= Remzi Nesimi =

Albanian university professor from North Macedonia (1933–2018)

Remzi Nesimi (1933–2018) was an Albanian linguist, professor, and researcher from North Macedonia. Nesimi's dedication to the Albanian language and education left a lasting mark, and he is remembered as a respected scholar and mentor.

== Biography ==
Remzi Nesimi was born on 25 December 1933, in Odër, Tetovo (today North Macedonia). He completed his university studies at the Albanology Department in Belgrade and earned his doctorate at the University of Prishtina. Throughout his career, he held various teaching positions, including at the University of Belgrade, the Pedagogical Academy in Skopje, and the Faculty of Philology in Skopje. He also taught at the University of Tetovo.

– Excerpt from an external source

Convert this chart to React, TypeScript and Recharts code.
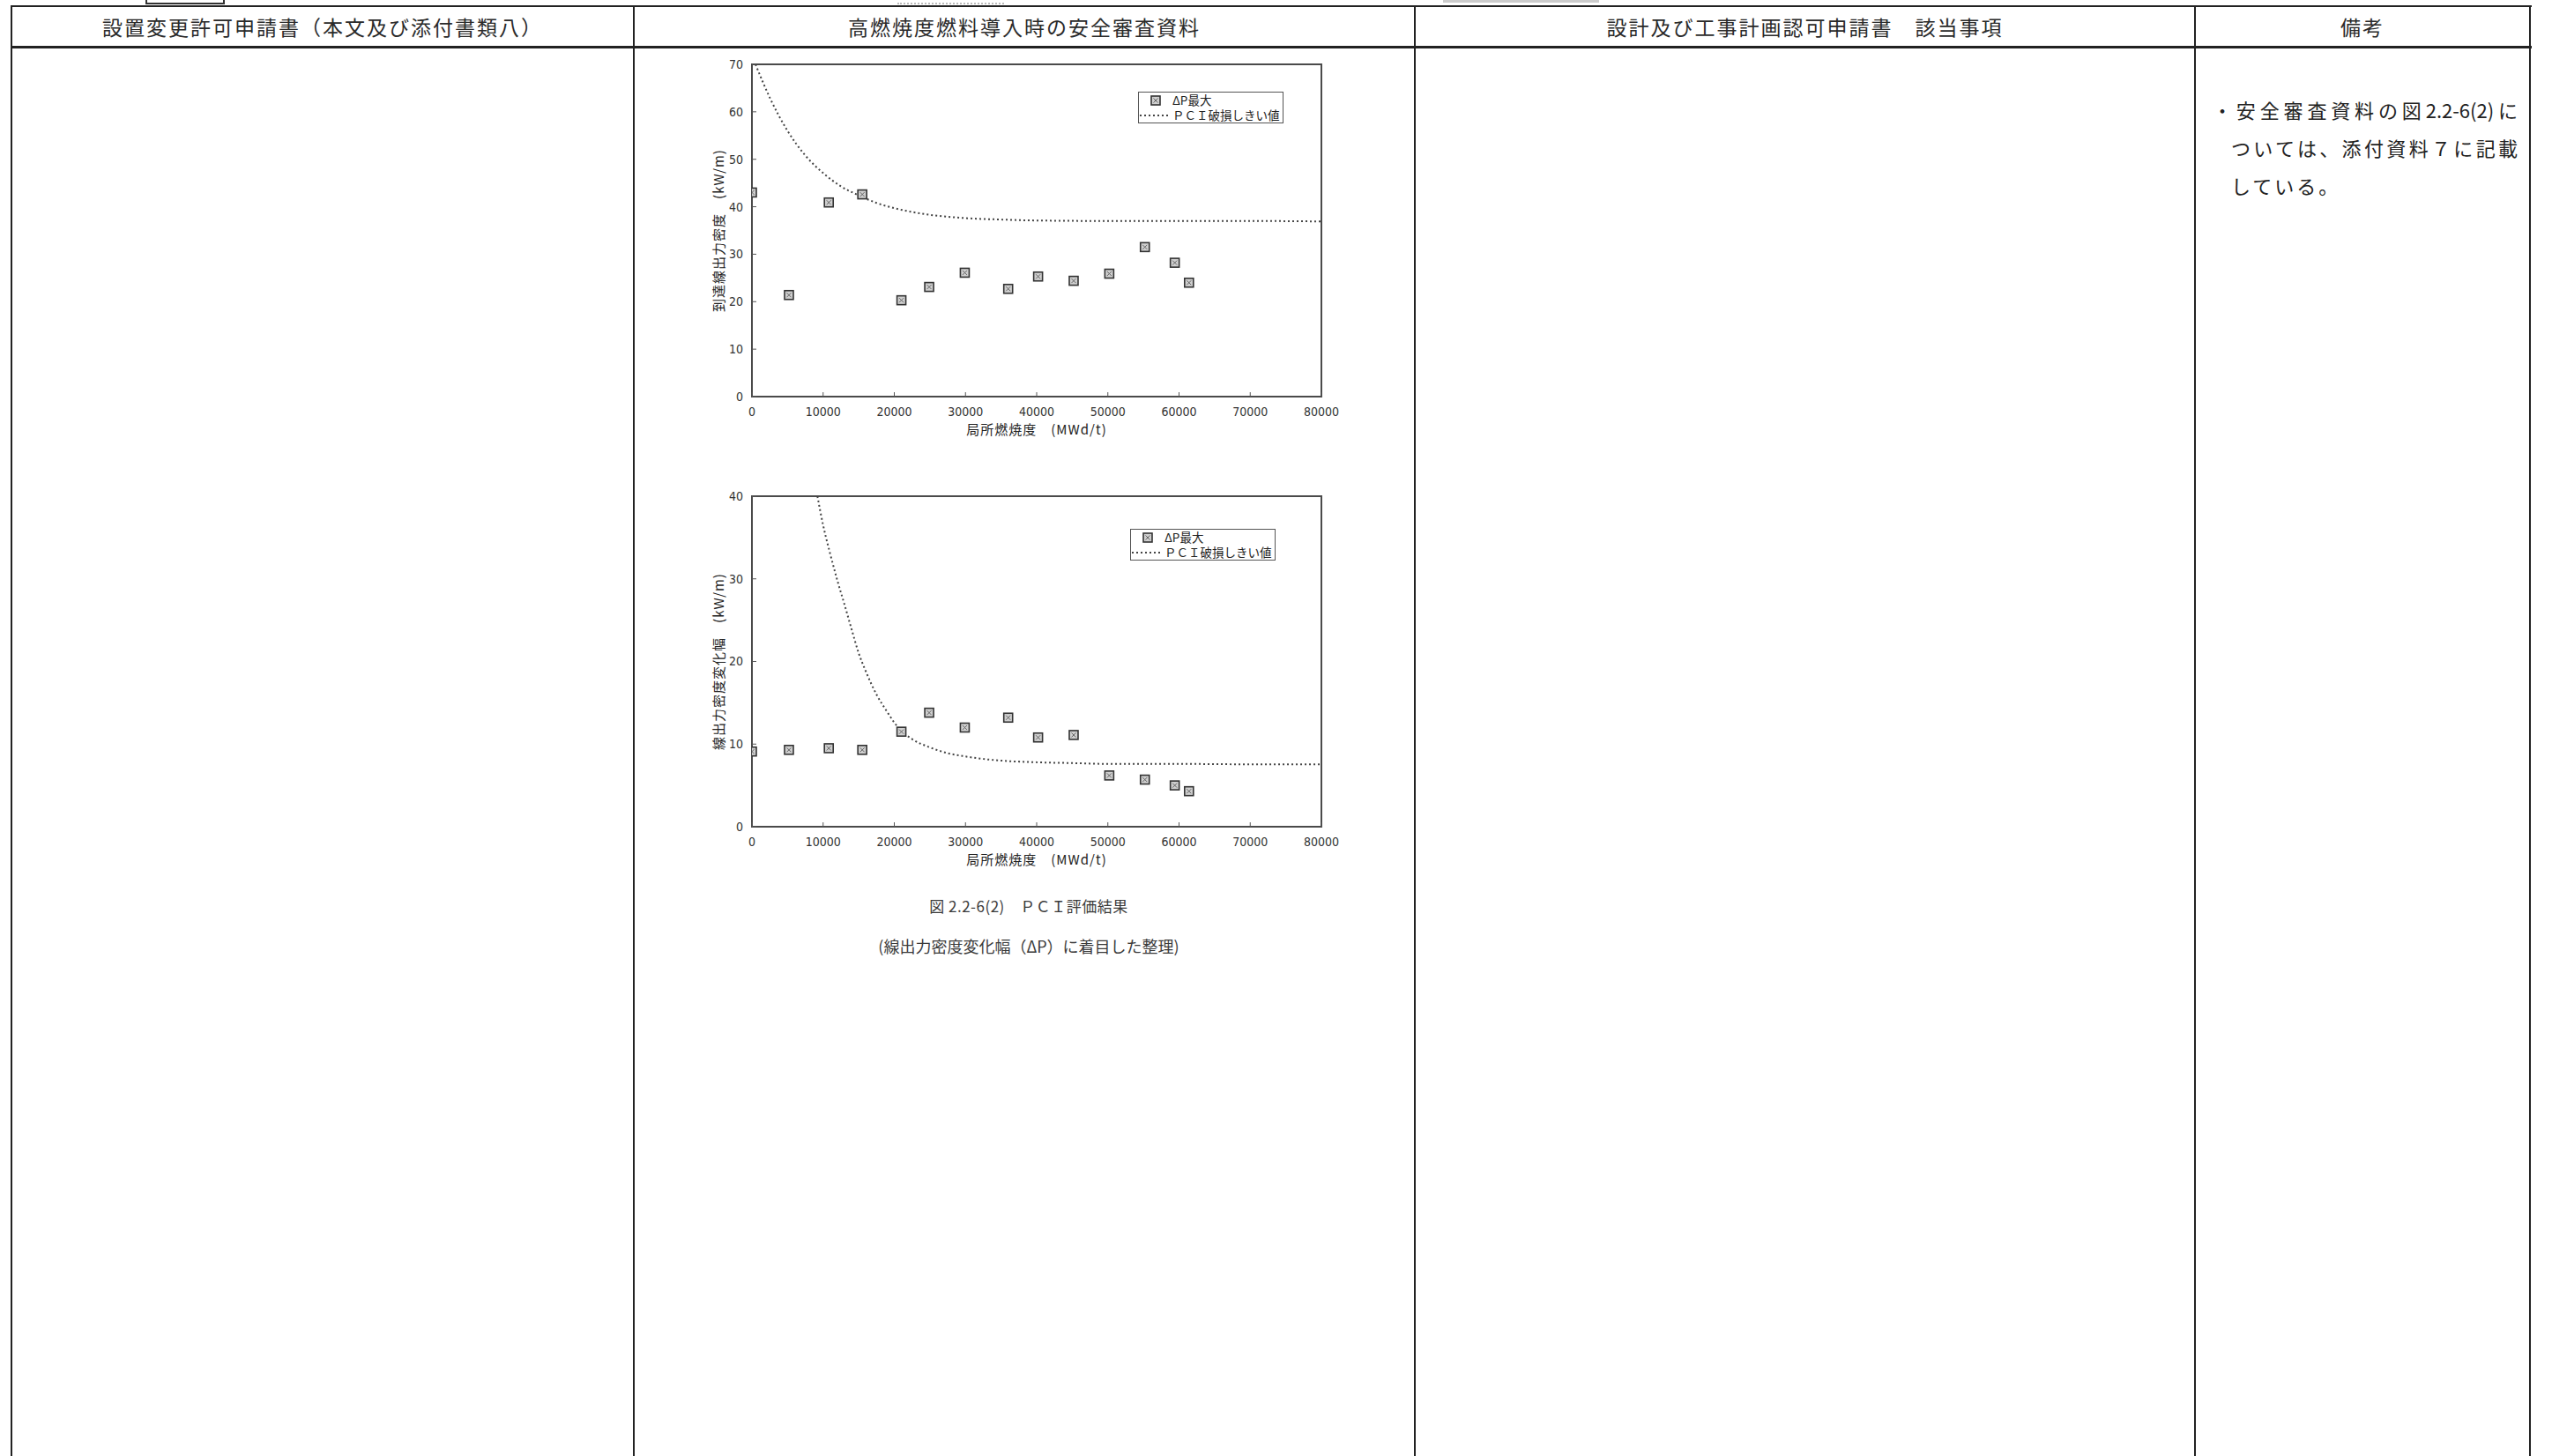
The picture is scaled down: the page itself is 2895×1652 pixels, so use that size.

Beyond academia, Remzi Nesimi was a respected figure who inspired and educated younger generations in the social environment where he lived and worked. His impact extended beyond the classroom, and he served as the chairman of the Association of Albanian Language and Literature Teachers in North Macedonia.

Nesimi authored or co-authored twelve school textbooks, primarily grammar books for eight-year schools and two texts (morphology and syntax of the Albanian language) for secondary schools. Additionally, he wrote a university-level textbook titled “Libri i gjuhës shqipe për të huajt” (The Albanian Language Book for Foreigners), published in Prishtina, Skopje, and Belgrade. Nesimi was also involved in translation work.